_Exercise details_. Skip all pictures, then print the remaining material exactly.
### Records for the task
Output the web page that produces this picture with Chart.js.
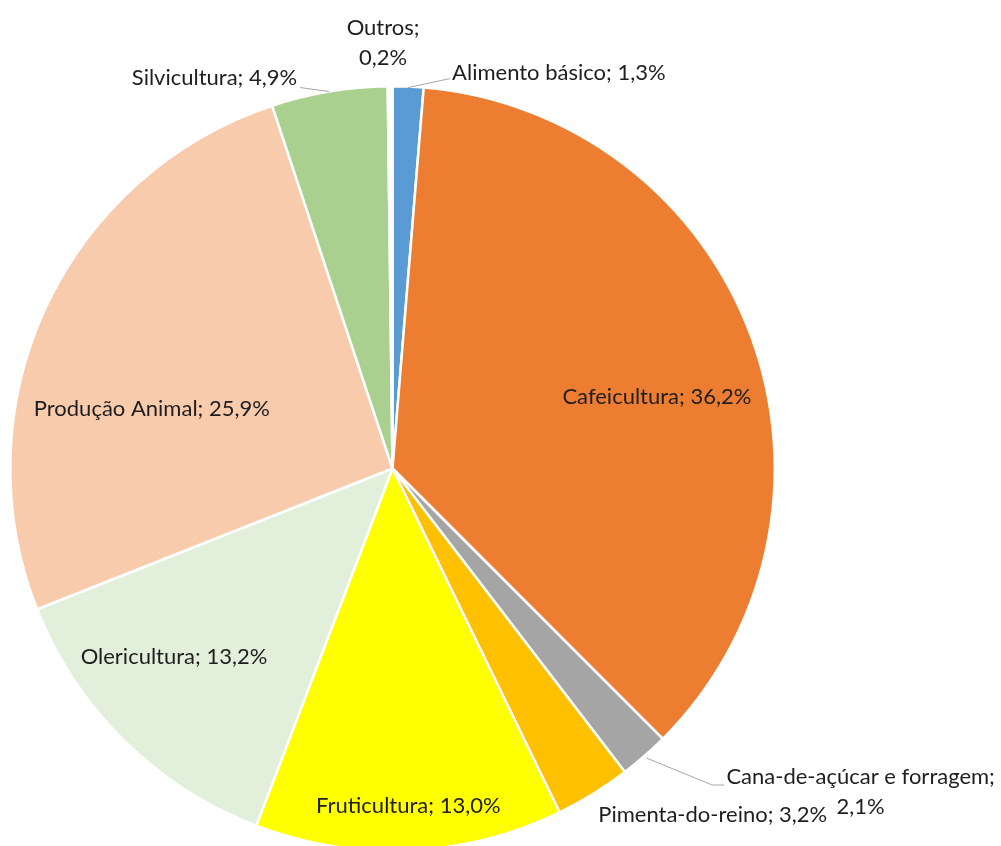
<!DOCTYPE html>
<html>
<head>
<meta charset="utf-8">
<script src="https://cdn.jsdelivr.net/npm/chart.js@4"></script>
<style>
  html, body { margin: 0; padding: 0; background: #fff; overflow: hidden; }
  #wrap { width: 1001px; height: 860px; position: relative; }
</style>
</head>
<body>
<div id="wrap"><canvas id="c"></canvas></div>
<script>
// ---- data ----
const categories = [
  "Alimento básico",
  "Cafeicultura",
  "Cana-de-açúcar e forragem",
  "Pimenta-do-reino",
  "Fruticultura",
  "Olericultura",
  "Produção Animal",
  "Silvicultura",
  "Outros"
];
const shares = [1.3, 36.2, 2.1, 3.2, 13.0, 13.2, 25.9, 4.9, 0.2];
const sliceColors = ["#5B9BD5", "#ED7D31", "#A5A5A5", "#FFC000", "#FFFF00", "#E2EFDA", "#F8CBAD", "#A9D08E", "#FFFFFF"];

// ---- label placement (style only) ----
const labelStyle = [
  { mode: "out", dx: 44, dy: -14, align: "left", lines: 1, leader: [[0, 1], [42, -8]] },
  { mode: "in", f: 0.72, dx: 6, dy: 23 },
  { mode: "out", dx: 82, dy: 21, align: "block", lines: 2, leader: [[2, 2], [68, 29], [80, 29]] },
  { mode: "out", dx: 5, dy: 21, align: "left", lines: 1 },
  { mode: "in", f: 0.88, dx: 1, dy: 1 },
  { mode: "in", f: 0.754, dx: -16, dy: -17 },
  { mode: "in", f: 0.64, dx: -19, dy: 44 },
  { mode: "out", dx: -32, dy: -14, align: "right", lines: 1, leader: [[0, 0], [-29, -4]] },
  { mode: "out", dx: -7, dy: -58, align: "center", lines: 2 }
];

function fmt(v) { return v.toFixed(1).replace(".", ",") + "%"; }

const labelPlugin = {
  id: "pieLabels",
  afterDatasetsDraw(chart) {
    const ctx = chart.ctx;
    const meta = chart.getDatasetMeta(0);
    ctx.save();
    ctx.font = "22px Lato";
    ctx.fillStyle = "#1E1E1E";
    ctx.textBaseline = "middle";
    const lh = 30;
    meta.data.forEach((arc, i) => {
      const p = arc.getProps(["x", "y", "startAngle", "endAngle", "outerRadius"], true);
      const mid = (p.startAngle + p.endAngle) / 2;
      const cx = Math.cos(mid), cy = Math.sin(mid);
      const s = labelStyle[i];
      const name = categories[i], val = fmt(shares[i]);
      if (s.mode === "in") {
        const x = p.x + cx * p.outerRadius * s.f + s.dx;
        const y = p.y + cy * p.outerRadius * s.f + s.dy;
        ctx.textAlign = "center";
        ctx.fillText(name + "; " + val, x, y);
      } else {
        const rx = p.x + cx * p.outerRadius;
        const ry = p.y + cy * p.outerRadius;
        if (s.leader) {
          ctx.beginPath();
          ctx.strokeStyle = "#A6A6A6";
          ctx.lineWidth = 1;
          s.leader.forEach((pt, k) => {
            const X = rx + pt[0], Y = ry + pt[1];
            if (k === 0) ctx.moveTo(X, Y); else ctx.lineTo(X, Y);
          });
          ctx.stroke();
        }
        const x = rx + s.dx, y = ry + s.dy;
        if (s.lines === 1) {
          ctx.textAlign = s.align;
          ctx.fillText(name + "; " + val, x, y);
        } else {
          const l1 = name + ";", l2 = val;
          if (s.align === "block") {
            const w = Math.max(ctx.measureText(l1).width, ctx.measureText(l2).width);
            ctx.textAlign = "center";
            ctx.fillText(l1, x + w / 2, y);
            ctx.fillText(l2, x + w / 2, y + lh);
          } else {
            ctx.textAlign = "center";
            ctx.fillText(l1, x, y);
            ctx.fillText(l2, x, y + lh);
          }
        }
      }
    });
    ctx.restore();
  }
};

new Chart(document.getElementById("c"), {
  type: "pie",
  data: {
    labels: categories,
    datasets: [{
      data: shares,
      backgroundColor: sliceColors,
      borderColor: "#FFFFFF",
      borderWidth: 2.5,
      hoverOffset: 0
    }]
  },
  options: {
    responsive: true,
    maintainAspectRatio: false,
    animation: false,
    events: [],
    layout: { padding: { left: 9, top: 85, right: 225, bottom: 8 } },
    plugins: {
      legend: { display: false },
      tooltip: { enabled: false }
    }
  },
  plugins: [labelPlugin]
});
</script>
</body>
</html>
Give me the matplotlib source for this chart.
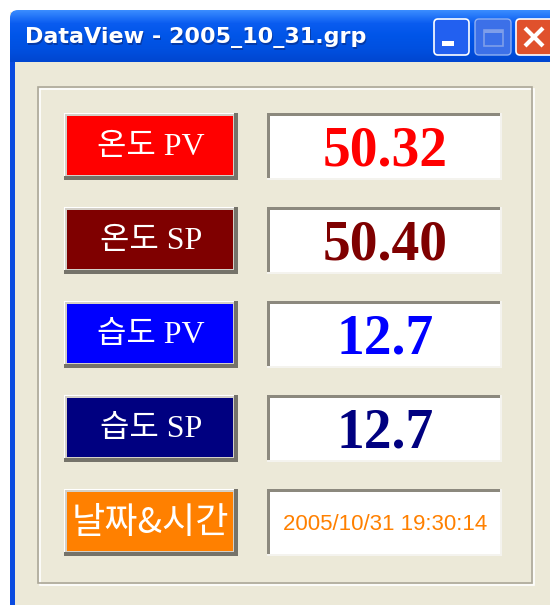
######
_Solution to the problem_.
Output the web page that produces this picture with Chart.js.
<!DOCTYPE html>
<html>
<head>
<meta charset="utf-8">
<script src="https://cdn.jsdelivr.net/npm/chart.js@4"></script>
<style>
  html, body { margin: 0; padding: 0; background: #fff; overflow: hidden; }
  #wrap { width: 1001px; height: 860px; position: relative; }
</style>
</head>
<body>
<div id="wrap"><canvas id="c"></canvas></div>
<script>
// ---- data ----
const categories = [
  "Alimento básico",
  "Cafeicultura",
  "Cana-de-açúcar e forragem",
  "Pimenta-do-reino",
  "Fruticultura",
  "Olericultura",
  "Produção Animal",
  "Silvicultura",
  "Outros"
];
const shares = [1.3, 36.2, 2.1, 3.2, 13.0, 13.2, 25.9, 4.9, 0.2];
const sliceColors = ["#5B9BD5", "#ED7D31", "#A5A5A5", "#FFC000", "#FFFF00", "#E2EFDA", "#F8CBAD", "#A9D08E", "#FFFFFF"];

// ---- label placement (style only) ----
const labelStyle = [
  { mode: "out", dx: 44, dy: -14, align: "left", lines: 1, leader: [[0, 1], [42, -8]] },
  { mode: "in", f: 0.72, dx: 6, dy: 23 },
  { mode: "out", dx: 82, dy: 21, align: "block", lines: 2, leader: [[2, 2], [68, 29], [80, 29]] },
  { mode: "out", dx: 5, dy: 21, align: "left", lines: 1 },
  { mode: "in", f: 0.88, dx: 1, dy: 1 },
  { mode: "in", f: 0.754, dx: -16, dy: -17 },
  { mode: "in", f: 0.64, dx: -19, dy: 44 },
  { mode: "out", dx: -32, dy: -14, align: "right", lines: 1, leader: [[0, 0], [-29, -4]] },
  { mode: "out", dx: -7, dy: -58, align: "center", lines: 2 }
];

function fmt(v) { return v.toFixed(1).replace(".", ",") + "%"; }

const labelPlugin = {
  id: "pieLabels",
  afterDatasetsDraw(chart) {
    const ctx = chart.ctx;
    const meta = chart.getDatasetMeta(0);
    ctx.save();
    ctx.font = "22px Lato";
    ctx.fillStyle = "#1E1E1E";
    ctx.textBaseline = "middle";
    const lh = 30;
    meta.data.forEach((arc, i) => {
      const p = arc.getProps(["x", "y", "startAngle", "endAngle", "outerRadius"], true);
      const mid = (p.startAngle + p.endAngle) / 2;
      const cx = Math.cos(mid), cy = Math.sin(mid);
      const s = labelStyle[i];
      const name = categories[i], val = fmt(shares[i]);
      if (s.mode === "in") {
        const x = p.x + cx * p.outerRadius * s.f + s.dx;
        const y = p.y + cy * p.outerRadius * s.f + s.dy;
        ctx.textAlign = "center";
        ctx.fillText(name + "; " + val, x, y);
      } else {
        const rx = p.x + cx * p.outerRadius;
        const ry = p.y + cy * p.outerRadius;
        if (s.leader) {
          ctx.beginPath();
          ctx.strokeStyle = "#A6A6A6";
          ctx.lineWidth = 1;
          s.leader.forEach((pt, k) => {
            const X = rx + pt[0], Y = ry + pt[1];
            if (k === 0) ctx.moveTo(X, Y); else ctx.lineTo(X, Y);
          });
          ctx.stroke();
        }
        const x = rx + s.dx, y = ry + s.dy;
        if (s.lines === 1) {
          ctx.textAlign = s.align;
          ctx.fillText(name + "; " + val, x, y);
        } else {
          const l1 = name + ";", l2 = val;
          if (s.align === "block") {
            const w = Math.max(ctx.measureText(l1).width, ctx.measureText(l2).width);
            ctx.textAlign = "center";
            ctx.fillText(l1, x + w / 2, y);
            ctx.fillText(l2, x + w / 2, y + lh);
          } else {
            ctx.textAlign = "center";
            ctx.fillText(l1, x, y);
            ctx.fillText(l2, x, y + lh);
          }
        }
      }
    });
    ctx.restore();
  }
};

new Chart(document.getElementById("c"), {
  type: "pie",
  data: {
    labels: categories,
    datasets: [{
      data: shares,
      backgroundColor: sliceColors,
      borderColor: "#FFFFFF",
      borderWidth: 2.5,
      hoverOffset: 0
    }]
  },
  options: {
    responsive: true,
    maintainAspectRatio: false,
    animation: false,
    events: [],
    layout: { padding: { left: 9, top: 85, right: 225, bottom: 8 } },
    plugins: {
      legend: { display: false },
      tooltip: { enabled: false }
    }
  },
  plugins: [labelPlugin]
});
</script>
</body>
</html>
Give me the matplotlib source for this chart.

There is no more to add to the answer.